__TASK BRIEF__.
Omit every picture, and retype the lines that run from the beginning of the data below through the line containing "ANGLE_400 = [round(67.00", inclusive.

__SOURCE MATERIAL__.

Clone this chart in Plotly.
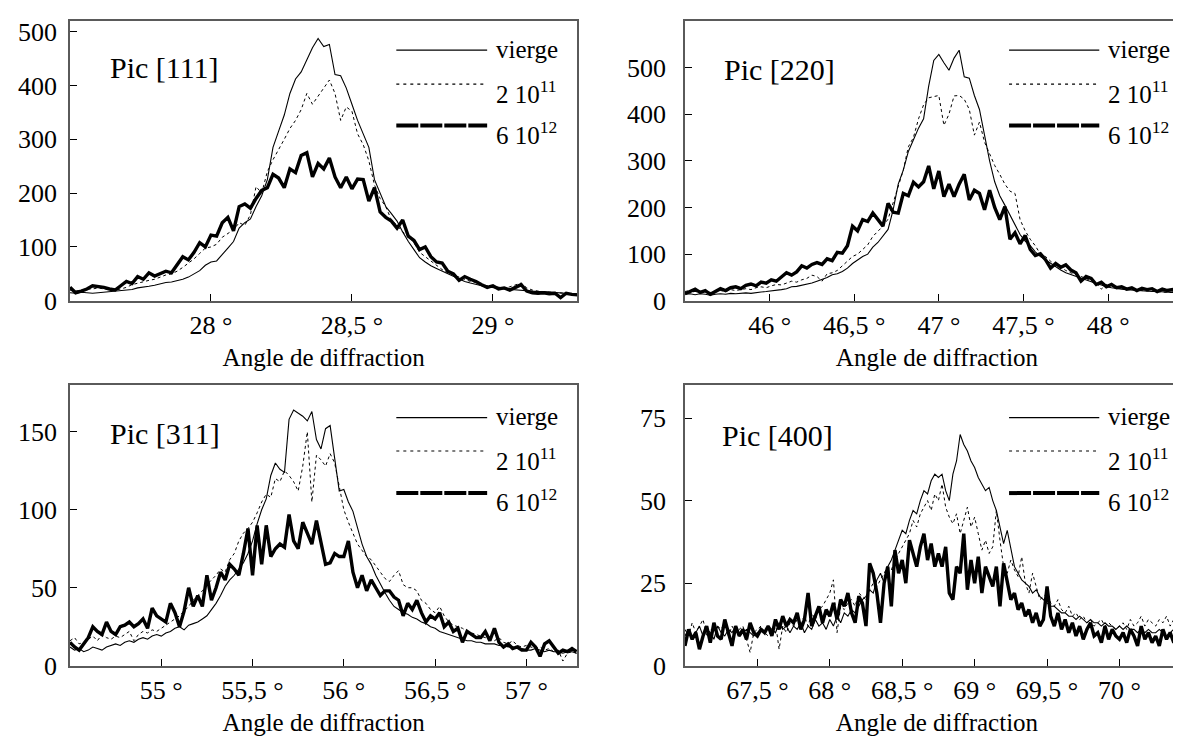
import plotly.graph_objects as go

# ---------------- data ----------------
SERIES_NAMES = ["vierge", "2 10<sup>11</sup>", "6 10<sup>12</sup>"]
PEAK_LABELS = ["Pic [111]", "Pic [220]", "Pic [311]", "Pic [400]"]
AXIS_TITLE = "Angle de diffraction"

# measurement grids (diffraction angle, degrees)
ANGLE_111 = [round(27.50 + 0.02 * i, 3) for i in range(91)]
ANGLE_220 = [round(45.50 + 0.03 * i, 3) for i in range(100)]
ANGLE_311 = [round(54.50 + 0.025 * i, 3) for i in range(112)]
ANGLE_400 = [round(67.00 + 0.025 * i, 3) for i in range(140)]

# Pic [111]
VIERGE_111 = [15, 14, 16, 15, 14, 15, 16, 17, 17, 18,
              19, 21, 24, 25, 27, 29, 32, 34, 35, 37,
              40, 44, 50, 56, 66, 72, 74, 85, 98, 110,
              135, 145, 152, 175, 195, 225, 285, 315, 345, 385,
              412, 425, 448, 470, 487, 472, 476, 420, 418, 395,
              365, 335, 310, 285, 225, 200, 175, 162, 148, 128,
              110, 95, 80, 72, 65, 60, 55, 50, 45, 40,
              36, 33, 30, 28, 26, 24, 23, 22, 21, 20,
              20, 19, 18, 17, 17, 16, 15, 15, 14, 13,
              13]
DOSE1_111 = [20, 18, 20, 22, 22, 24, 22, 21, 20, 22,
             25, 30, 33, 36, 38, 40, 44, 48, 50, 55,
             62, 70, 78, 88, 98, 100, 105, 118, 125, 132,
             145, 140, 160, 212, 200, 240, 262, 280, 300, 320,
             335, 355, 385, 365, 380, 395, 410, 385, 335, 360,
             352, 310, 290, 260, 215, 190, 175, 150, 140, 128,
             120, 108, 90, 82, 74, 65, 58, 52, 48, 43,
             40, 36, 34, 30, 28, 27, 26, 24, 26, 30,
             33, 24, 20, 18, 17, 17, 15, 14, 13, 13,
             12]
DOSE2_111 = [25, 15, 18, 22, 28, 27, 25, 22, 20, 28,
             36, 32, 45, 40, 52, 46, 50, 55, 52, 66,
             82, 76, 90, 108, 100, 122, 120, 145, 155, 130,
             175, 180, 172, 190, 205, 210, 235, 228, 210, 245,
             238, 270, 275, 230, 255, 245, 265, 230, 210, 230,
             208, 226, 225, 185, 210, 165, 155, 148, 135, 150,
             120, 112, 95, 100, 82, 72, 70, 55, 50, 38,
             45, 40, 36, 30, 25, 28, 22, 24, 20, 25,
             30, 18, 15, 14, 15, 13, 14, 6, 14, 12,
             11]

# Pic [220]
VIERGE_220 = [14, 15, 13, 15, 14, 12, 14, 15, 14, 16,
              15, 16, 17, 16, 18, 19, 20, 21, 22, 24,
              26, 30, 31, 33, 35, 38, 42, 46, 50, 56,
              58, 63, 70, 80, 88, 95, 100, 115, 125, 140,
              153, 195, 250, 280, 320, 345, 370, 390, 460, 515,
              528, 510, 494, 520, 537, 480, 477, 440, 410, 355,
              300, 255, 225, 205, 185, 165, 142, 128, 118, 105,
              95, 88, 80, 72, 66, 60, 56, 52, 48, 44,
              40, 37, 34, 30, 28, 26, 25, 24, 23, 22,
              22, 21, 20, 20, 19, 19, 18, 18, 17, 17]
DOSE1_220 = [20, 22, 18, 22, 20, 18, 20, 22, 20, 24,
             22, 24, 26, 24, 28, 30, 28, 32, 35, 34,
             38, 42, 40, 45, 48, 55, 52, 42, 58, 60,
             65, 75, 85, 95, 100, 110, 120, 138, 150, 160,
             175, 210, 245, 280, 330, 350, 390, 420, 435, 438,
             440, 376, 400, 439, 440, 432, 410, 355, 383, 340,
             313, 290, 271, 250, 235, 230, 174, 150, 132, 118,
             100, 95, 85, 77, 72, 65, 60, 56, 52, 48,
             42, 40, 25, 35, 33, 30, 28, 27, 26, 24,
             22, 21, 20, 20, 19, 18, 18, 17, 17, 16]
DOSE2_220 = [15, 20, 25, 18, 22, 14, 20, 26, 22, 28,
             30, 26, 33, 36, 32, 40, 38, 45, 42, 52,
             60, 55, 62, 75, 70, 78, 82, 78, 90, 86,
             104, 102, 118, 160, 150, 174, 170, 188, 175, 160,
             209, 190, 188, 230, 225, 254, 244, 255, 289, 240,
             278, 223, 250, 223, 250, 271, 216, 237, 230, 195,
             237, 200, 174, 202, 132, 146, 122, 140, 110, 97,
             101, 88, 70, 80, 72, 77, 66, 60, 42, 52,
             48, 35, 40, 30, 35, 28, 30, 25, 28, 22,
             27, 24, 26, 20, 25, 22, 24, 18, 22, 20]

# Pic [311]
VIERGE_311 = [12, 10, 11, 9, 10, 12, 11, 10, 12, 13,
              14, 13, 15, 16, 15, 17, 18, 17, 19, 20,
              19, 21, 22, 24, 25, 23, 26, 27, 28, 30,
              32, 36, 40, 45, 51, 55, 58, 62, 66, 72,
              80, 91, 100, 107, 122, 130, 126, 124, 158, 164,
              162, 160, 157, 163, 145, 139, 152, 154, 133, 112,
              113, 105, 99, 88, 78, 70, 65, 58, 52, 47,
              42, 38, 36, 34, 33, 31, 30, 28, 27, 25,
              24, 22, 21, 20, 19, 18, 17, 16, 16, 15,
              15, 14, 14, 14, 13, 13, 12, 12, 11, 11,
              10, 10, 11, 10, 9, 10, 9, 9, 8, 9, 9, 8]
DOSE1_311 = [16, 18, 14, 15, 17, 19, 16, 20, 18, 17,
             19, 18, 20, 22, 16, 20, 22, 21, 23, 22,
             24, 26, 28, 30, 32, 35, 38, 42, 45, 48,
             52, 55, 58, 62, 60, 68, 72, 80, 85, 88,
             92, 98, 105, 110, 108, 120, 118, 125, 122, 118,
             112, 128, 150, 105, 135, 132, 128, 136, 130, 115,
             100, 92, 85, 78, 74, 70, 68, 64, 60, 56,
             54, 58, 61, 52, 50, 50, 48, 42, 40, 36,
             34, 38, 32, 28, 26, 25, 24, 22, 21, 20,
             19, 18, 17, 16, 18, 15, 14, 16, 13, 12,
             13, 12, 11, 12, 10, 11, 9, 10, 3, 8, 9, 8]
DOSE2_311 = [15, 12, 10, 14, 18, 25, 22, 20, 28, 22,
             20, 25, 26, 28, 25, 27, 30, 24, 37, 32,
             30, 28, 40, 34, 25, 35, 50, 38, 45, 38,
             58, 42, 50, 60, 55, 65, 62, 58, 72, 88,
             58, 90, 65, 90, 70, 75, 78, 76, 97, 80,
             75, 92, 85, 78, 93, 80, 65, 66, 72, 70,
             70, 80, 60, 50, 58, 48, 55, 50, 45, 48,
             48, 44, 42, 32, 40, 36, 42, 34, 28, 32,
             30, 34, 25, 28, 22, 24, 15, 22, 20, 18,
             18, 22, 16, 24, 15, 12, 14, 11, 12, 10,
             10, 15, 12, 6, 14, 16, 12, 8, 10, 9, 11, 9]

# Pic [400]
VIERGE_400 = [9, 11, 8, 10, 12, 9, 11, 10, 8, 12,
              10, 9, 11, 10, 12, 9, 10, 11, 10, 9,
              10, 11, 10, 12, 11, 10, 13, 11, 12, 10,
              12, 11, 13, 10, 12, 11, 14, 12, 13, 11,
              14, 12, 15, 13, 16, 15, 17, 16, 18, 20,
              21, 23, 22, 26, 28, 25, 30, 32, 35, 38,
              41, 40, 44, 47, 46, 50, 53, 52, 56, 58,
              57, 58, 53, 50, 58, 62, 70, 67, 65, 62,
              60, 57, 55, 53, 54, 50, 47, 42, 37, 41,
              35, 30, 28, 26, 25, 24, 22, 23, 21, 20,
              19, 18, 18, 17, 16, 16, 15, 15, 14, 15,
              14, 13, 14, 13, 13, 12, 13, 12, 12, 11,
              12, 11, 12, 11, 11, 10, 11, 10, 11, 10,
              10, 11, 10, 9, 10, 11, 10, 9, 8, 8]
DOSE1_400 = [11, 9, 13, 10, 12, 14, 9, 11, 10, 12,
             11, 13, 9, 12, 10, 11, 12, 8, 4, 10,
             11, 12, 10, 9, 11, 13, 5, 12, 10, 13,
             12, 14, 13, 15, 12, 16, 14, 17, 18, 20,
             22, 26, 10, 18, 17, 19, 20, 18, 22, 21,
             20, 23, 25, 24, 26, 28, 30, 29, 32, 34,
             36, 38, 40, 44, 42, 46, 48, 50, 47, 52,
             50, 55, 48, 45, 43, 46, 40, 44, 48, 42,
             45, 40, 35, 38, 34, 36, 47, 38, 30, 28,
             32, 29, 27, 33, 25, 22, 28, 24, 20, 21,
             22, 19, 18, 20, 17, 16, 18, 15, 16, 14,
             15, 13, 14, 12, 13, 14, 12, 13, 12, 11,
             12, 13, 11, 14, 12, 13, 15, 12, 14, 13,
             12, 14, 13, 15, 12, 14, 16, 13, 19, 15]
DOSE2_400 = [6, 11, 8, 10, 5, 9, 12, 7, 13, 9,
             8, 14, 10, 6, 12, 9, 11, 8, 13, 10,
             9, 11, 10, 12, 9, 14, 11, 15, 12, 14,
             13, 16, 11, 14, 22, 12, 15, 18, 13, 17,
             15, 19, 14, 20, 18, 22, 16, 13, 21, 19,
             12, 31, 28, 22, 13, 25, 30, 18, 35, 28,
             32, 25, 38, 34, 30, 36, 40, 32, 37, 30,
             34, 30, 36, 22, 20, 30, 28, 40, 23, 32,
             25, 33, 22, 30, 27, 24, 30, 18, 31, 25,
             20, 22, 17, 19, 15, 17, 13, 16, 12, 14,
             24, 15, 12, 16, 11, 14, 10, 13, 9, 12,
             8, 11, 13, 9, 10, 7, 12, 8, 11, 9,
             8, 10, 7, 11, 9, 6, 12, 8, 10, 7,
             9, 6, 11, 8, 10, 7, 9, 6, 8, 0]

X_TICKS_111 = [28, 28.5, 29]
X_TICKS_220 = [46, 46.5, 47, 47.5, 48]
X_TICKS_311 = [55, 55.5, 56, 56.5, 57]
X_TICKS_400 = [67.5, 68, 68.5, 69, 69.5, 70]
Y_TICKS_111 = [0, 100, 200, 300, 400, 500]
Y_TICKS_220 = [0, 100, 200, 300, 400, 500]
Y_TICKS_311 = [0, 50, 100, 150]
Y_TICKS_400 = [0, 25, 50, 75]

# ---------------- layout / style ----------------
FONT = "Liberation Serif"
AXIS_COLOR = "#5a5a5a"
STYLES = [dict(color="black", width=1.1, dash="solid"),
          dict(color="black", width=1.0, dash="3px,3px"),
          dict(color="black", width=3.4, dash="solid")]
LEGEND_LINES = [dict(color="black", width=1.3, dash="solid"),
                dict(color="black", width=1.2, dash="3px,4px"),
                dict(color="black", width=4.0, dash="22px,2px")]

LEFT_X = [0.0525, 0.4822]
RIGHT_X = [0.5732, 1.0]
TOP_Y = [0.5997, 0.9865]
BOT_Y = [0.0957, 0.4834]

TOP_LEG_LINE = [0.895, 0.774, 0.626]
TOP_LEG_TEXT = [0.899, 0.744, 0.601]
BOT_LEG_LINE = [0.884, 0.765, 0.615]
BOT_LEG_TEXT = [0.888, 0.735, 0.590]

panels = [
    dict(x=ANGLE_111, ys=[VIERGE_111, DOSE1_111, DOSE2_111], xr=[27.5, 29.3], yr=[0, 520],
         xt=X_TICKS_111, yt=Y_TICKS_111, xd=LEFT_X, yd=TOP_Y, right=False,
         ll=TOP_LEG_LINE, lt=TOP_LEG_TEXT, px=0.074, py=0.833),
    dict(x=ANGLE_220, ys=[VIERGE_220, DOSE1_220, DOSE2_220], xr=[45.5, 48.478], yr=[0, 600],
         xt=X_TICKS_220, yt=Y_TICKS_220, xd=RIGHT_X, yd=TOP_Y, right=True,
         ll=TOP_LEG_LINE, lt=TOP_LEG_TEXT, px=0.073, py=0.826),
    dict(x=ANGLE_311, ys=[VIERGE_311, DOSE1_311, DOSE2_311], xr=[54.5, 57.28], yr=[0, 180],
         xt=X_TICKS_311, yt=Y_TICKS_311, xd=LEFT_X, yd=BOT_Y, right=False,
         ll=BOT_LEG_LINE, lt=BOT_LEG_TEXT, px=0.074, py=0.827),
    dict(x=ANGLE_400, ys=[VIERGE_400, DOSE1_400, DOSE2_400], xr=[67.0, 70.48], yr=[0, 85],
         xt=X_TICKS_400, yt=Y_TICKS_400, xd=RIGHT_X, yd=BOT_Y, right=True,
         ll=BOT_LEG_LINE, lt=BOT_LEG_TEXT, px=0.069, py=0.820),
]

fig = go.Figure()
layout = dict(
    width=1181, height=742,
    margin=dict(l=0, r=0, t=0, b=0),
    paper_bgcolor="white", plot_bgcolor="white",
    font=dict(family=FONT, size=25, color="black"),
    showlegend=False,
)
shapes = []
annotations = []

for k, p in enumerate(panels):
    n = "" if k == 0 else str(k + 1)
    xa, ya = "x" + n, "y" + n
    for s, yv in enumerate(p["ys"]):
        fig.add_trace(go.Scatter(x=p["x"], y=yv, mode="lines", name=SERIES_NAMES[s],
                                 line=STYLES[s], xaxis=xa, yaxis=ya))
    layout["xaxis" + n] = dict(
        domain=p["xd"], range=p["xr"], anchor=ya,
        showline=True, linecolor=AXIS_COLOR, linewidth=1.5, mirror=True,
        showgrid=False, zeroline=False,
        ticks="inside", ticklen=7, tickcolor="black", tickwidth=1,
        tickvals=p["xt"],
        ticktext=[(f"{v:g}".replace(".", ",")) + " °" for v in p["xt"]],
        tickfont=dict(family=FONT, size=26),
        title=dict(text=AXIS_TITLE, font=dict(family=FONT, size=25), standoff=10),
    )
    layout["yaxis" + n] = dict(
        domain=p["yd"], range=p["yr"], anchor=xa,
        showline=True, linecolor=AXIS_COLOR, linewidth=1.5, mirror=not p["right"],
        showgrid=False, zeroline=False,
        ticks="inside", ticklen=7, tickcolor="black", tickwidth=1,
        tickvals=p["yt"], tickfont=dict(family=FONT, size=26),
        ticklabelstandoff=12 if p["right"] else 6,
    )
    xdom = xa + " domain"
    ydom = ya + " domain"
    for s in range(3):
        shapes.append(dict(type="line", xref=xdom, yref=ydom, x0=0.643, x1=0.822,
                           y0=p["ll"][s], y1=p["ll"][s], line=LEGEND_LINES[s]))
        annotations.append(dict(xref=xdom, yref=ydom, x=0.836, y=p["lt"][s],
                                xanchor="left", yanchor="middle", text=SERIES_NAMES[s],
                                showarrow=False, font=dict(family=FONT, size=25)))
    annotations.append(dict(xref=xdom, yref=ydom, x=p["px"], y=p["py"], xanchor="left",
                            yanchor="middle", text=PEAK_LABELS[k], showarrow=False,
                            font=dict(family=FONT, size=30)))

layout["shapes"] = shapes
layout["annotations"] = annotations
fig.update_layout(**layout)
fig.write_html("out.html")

__COMPLETE OUTPUT__.
Clone this chart in Plotly.
import plotly.graph_objects as go

# ---------------- data ----------------
SERIES_NAMES = ["vierge", "2 10<sup>11</sup>", "6 10<sup>12</sup>"]
PEAK_LABELS = ["Pic [111]", "Pic [220]", "Pic [311]", "Pic [400]"]
AXIS_TITLE = "Angle de diffraction"

# measurement grids (diffraction angle, degrees)
ANGLE_111 = [round(27.50 + 0.02 * i, 3) for i in range(91)]
ANGLE_220 = [round(45.50 + 0.03 * i, 3) for i in range(100)]
ANGLE_311 = [round(54.50 + 0.025 * i, 3) for i in range(112)]
ANGLE_400 = [round(67.00 + 0.025 * i, 3) for i in range(140)]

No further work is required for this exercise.